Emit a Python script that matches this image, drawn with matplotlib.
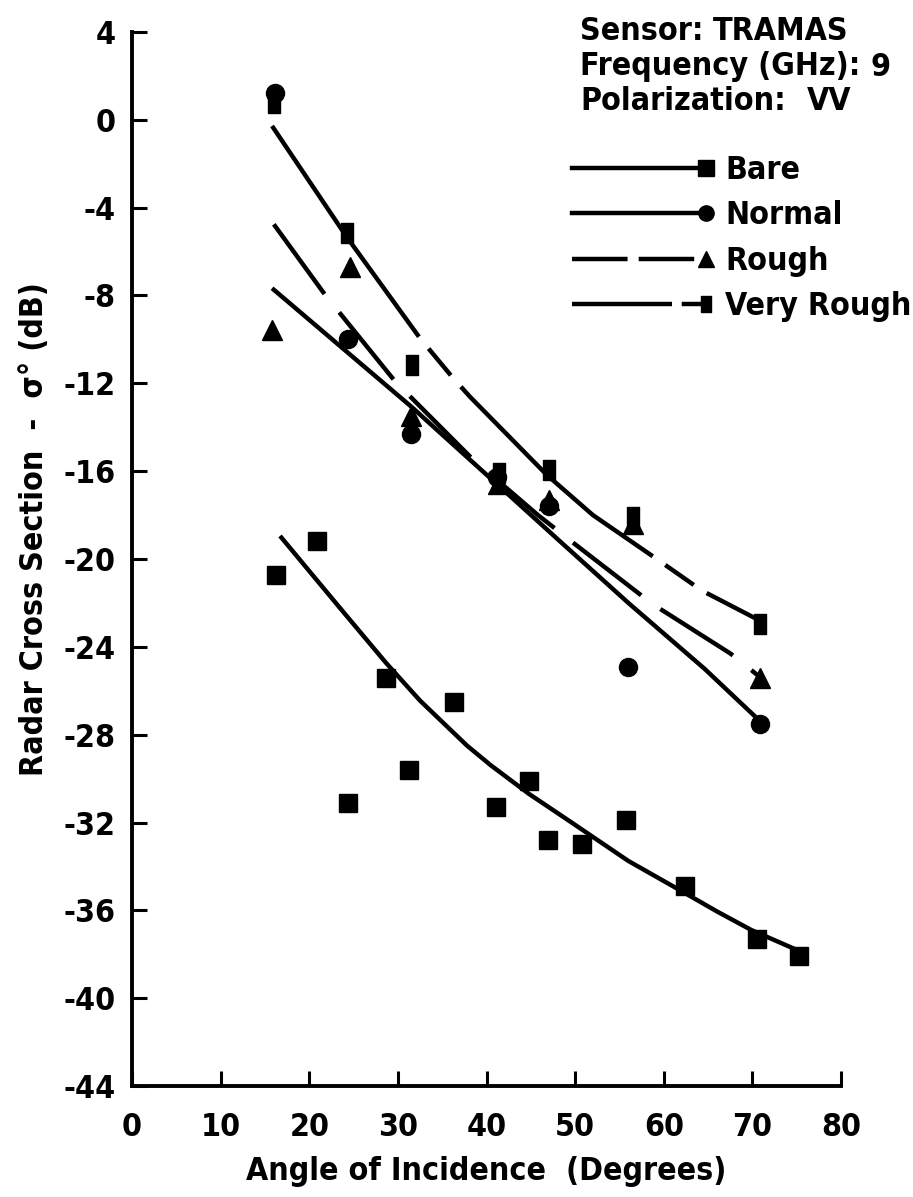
import matplotlib
matplotlib.use('Agg')
import matplotlib.pyplot as plt
from matplotlib.lines import Line2D

plt.rcParams['font.family'] = ['DejaVu Sans']
plt.rcParams['font.stretch'] = 'condensed'
plt.rcParams['font.weight'] = 'bold'
plt.rcParams['axes.labelweight'] = 'bold'
plt.rcParams['axes.unicode_minus'] = False
plt.rcParams['lines.scale_dashes'] = False

# measured points (angle in degrees, sigma0 in dB)
bare_x = [16.3, 20.9, 24.4, 28.7, 31.3, 36.3, 41.1, 44.8, 46.9, 50.8, 55.7, 62.4, 70.5, 75.3]
bare_y = [-20.75, -19.2, -31.1, -25.4, -29.6, -26.5, -31.3, -30.1, -32.8, -33.0, -31.9, -34.9, -37.3, -38.1]

normal_x = [16.1, 24.4, 31.5, 41.2, 47.1, 56.0, 70.9]
normal_y = [1.2, -10.0, -14.3, -16.25, -17.6, -24.9, -27.5]

rough_x = [15.8, 24.6, 31.5, 41.3, 47.1, 56.5, 70.9]
rough_y = [-9.55, -6.7, -13.5, -16.6, -17.3, -18.4, -25.4]

vrough_x = [16.0, 24.3, 31.6, 41.4, 47.0, 56.5, 70.9]
vrough_y = [0.75, -5.17, -11.16, -16.1, -15.95, -18.1, -22.94]

# fitted curves
bare_fit_x = [16.7, 20.0, 23.4, 28.7, 32.5, 37.8, 40.5, 44.8, 49.6, 56.0, 61.9, 66.0, 69.9, 75.0]
bare_fit_y = [-18.95, -20.55, -22.2, -24.75, -26.45, -28.5, -29.4, -30.7, -32.0, -33.75, -35.1, -36.05, -36.9, -37.8]

normal_fit_x = [15.8, 22.3, 31.5, 41.2, 48.3, 56.0, 64.6, 70.9]
normal_fit_y = [-7.67, -9.9, -13.06, -16.6, -19.2, -22.0, -25.0, -27.4]

rough_fit_x = [16.0, 21.8, 29.7, 38.3, 45.8, 49.9, 57.6, 59.5, 67.5, 69.1, 71.5]
rough_fit_y = [-4.76, -7.98, -11.92, -15.4, -18.0, -19.3, -21.7, -22.25, -24.3, -24.8, -25.6]

vrough_fit_x = [15.8, 24.2, 32.5, 36.1, 38.1, 46.8, 52.0, 59.2, 64.3, 71.0]
vrough_fit_y = [-0.28, -5.32, -9.95, -11.7, -12.6, -16.17, -18.0, -20.0, -21.44, -22.84]

labels = ['Bare', 'Normal', 'Rough', 'Very Rough']
xticks = list(range(0, 81, 10))
yticks = list(range(-44, 5, 4))

lw = 3.2
fs = 23
rough_dash = (62, 17)
vrough_dash = (185, 11, 25, 11)
vr_marker = [(-0.65, -1), (0.65, -1), (0.65, 1), (-0.65, 1), (-0.65, -1)]

fig = plt.figure(figsize=(9.13, 11.97), dpi=100)
ax = fig.add_axes([0.1446, 0.0927, 0.7766, 0.8806])

ax.plot(bare_fit_x, bare_fit_y, color='k', lw=lw, solid_capstyle='butt', solid_joinstyle='round')
ax.plot(normal_fit_x, normal_fit_y, color='k', lw=lw, solid_capstyle='butt', solid_joinstyle='round')
ax.plot(rough_fit_x, rough_fit_y, color='k', lw=lw, dashes=rough_dash, dash_capstyle='butt')
ax.plot(vrough_fit_x, vrough_fit_y, color='k', lw=lw, dashes=vrough_dash, dash_capstyle='butt')

ax.plot(bare_x, bare_y, 's', color='k', ms=13, zorder=3)
ax.plot(normal_x, normal_y, 'o', color='k', ms=13, zorder=3)
ax.plot(rough_x, rough_y, '^', color='k', ms=14, zorder=3)
ax.plot(vrough_x, vrough_y, marker=vr_marker, ls='none', color='k', ms=14, zorder=3)

ax.set_xlim(0, 80)
ax.set_ylim(-44, 4)
ax.set_xticks(xticks)
ax.set_yticks(yticks)
for s in ['top', 'right']:
    ax.spines[s].set_visible(False)
for s in ['left', 'bottom']:
    ax.spines[s].set_linewidth(2.8)
ax.tick_params(direction='in', length=11, width=2.2, labelsize=fs)
ax.tick_params(axis='x', pad=19)
ax.tick_params(axis='y', pad=12)

ax.set_xlabel('Angle of Incidence  (Degrees)', fontsize=fs)
ax.set_ylabel('Radar Cross Section  -  σ° (dB)', fontsize=fs)
ax.xaxis.set_label_coords(0.5, -0.066)
ax.yaxis.set_label_coords(-0.115, 0.528)

# header text
fig.text(580 / 913, 1 - 32 / 1197, 'Sensor:', fontsize=fs, va='center')
fig.text(713 / 913, 1 - 32 / 1197, 'TRAMAS', fontsize=fs, va='center')
fig.text(580 / 913, 1 - 67 / 1197, 'Frequency (GHz):', fontsize=fs, va='center')
fig.text(870 / 913, 1 - 67 / 1197, '9', fontsize=fs, va='center')
fig.text(580 / 913, 1 - 102 / 1197, 'Polarization:', fontsize=fs, va='center')
fig.text(807 / 913, 1 - 102 / 1197, 'VV', fontsize=fs, va='center')

handles = [
    Line2D([], [], color='k', lw=lw, marker='s', ms=11),
    Line2D([], [], color='k', lw=lw, marker='o', ms=11),
    Line2D([], [], color='k', lw=lw, marker='^', ms=12, dashes=(40, 8)),
    Line2D([], [], color='k', lw=lw, marker=vr_marker, ms=12, dashes=(72, 7, 16, 7)),
]
leg = ax.legend(handles, labels, loc='upper left', bbox_to_anchor=(562 / 913, 1 - 155 / 1197),
                bbox_transform=fig.transFigure, frameon=False, numpoints=2,
                handlelength=4.8, handletextpad=0.3, labelspacing=0.45,
                borderpad=0, borderaxespad=0, fontsize=fs)
for ln in leg.get_lines():
    ln.set_markevery([1])

fig.savefig('out.png', dpi=100, facecolor='white')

━━━━━━━━━━━━━━━━

**Problem to work on**. Extract the lines exactly, please: the first line of the listing, the line with "plt.rcParams['lines.scale_dashes'] = False", and every line between them, but no pictures.

**Result of this exercise**.
Emit a Python script that matches this image, drawn with matplotlib.
import matplotlib
matplotlib.use('Agg')
import matplotlib.pyplot as plt
from matplotlib.lines import Line2D

plt.rcParams['font.family'] = ['DejaVu Sans']
plt.rcParams['font.stretch'] = 'condensed'
plt.rcParams['font.weight'] = 'bold'
plt.rcParams['axes.labelweight'] = 'bold'
plt.rcParams['axes.unicode_minus'] = False
plt.rcParams['lines.scale_dashes'] = False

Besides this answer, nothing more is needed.